È quando l’assassino, che alla fine avrà anche un nome, Alan Delour, arriverà vicino a Christine che Malcom sentirà l’esigenza di chiudere al più presto. La notorietà e gli articoli in prima pagina adesso non hanno significato. Delour deve essere preso, deve essere fermato.

Maledetta estate esce nel 1982. Solo tre anni più tardi, addirittura prima che Katzenbach diventi scrittore a tempo pieno (con Facile da uccidere, The traveller, 1987), il romanzo viene scelto per la trasposizione cinematografica. In Italia il film è giunto nelle sale con lo stesso titolo del romanzo (nella sua traduzione italiana, ovviamente), mentre per la produzione americana si passava da In the heat of the summer a The mean season.

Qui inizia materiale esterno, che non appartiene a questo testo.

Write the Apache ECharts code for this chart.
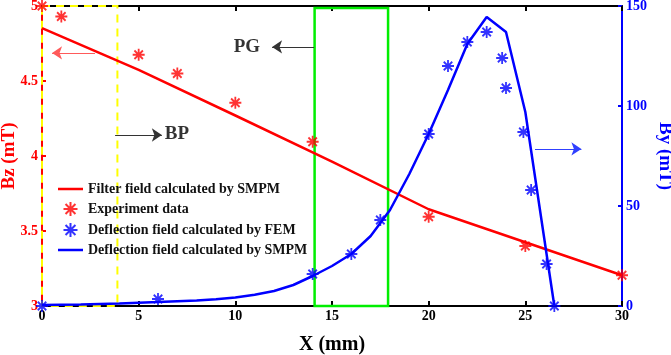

Dobbiamo ammettere che il film non dà l’impressione di essere una grande produzione. Un cast interessante, è vero, ma alla fine è dal punto di vista tecnico che lascia un po’ a desiderare (regia, ritmo, fotografia, sceneggiatura). Non dipende nemmeno dal fatto che stiamo valutando una pellicola che a oggi ha ben 25 anni, visto che negli occhi abbiamo le immagini di film anche più datati che hanno saputo superare incolumi le decadi che si sono lasciati alle spalle.